The bar features 12 rotating taps, many of them experimental brews, seasonals and collaborative beers. Their latest creation is a Blood Orange IPA, a smooth and hoppy ale with a sweet citrus nose (which we included in our 2017 round-up of new spring beers). Freccia likens it to that long, extended jam session in a Grateful Dead song that you love.
Grab some beer to go in a crowler – a 32 ounce can that can be filled with a brew of your choice, then sealed. Food is currently available from food trucks that park nearby, but plans are in the works for a part-time kitchen.
One mile north of Drake’s and 21st Amendment lies Cleophus Quealy, a nano-brewery located in a nondescript business park. If it weren’t for the food truck parked right outside the entrance, you might walk right on by. But step inside and you’ll be transported to another time and place, where old world charm blends with modern style.
Part speakeasy, part lounge, this intimate space is where lovers of craft beer gather to drink, play board games, watch TV, listen to live music, and have intellectual discussions until the wee hours. As their motto goes, all dogs, children, and well-behaved adults are welcome.
Cleophus Quealy was founded in 2014 by former Google employees Dan Watson and Peter Baker. The name is made up of two real names from their family trees.
“It’s meant to evoke the Gold Rush era,” says Watson.
After traveling around Europe and falling in love with the beer, the two began homebrewing out of their garage.

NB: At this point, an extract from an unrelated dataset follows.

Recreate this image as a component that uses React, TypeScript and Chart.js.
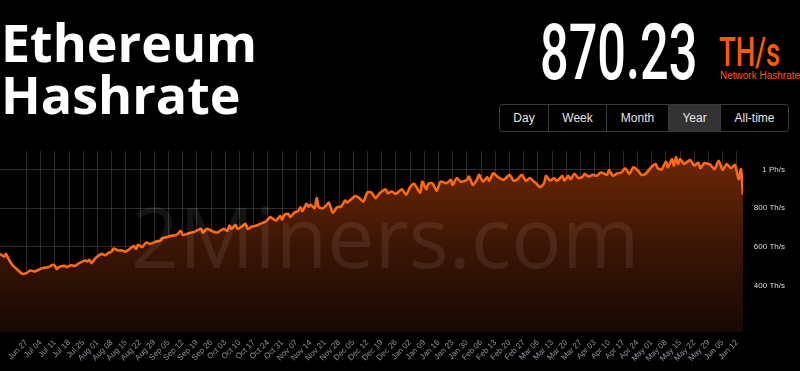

Opening a brewery was the next logical step.
Cleophus Quealy specializes in Belgian-style and barrel-aged beers, with limited bottle runs. Their seven-barrel direct-fired brewhouse produces about 400 barrels a year. Everything is made by hand, and each batch is numbered.
A bar with eight taps provides an eclectic mix of ever-changing flavors, including fruited, spiced, and sour beers, with the recent introduction of two year-round beers (a hoppy rye ale and a dry-hopped session saison). Sweet Henrietta is a milk stout made from the cold pressed coffee of Zocalo Coffeehouse, a San Leandro favorite. And, in honor of the town’s annual Cherry Festival, they have just released a 2017 Cherry Red, a Flanders-style red ale aged one year in wine barrels with sour cherries.
The San Francisco Bay Area is a mecca for craft beer lovers. Consider San Leandro craft beer on your next trip, where you’ll discover some amazing new breweries that pay homage to the industrial past.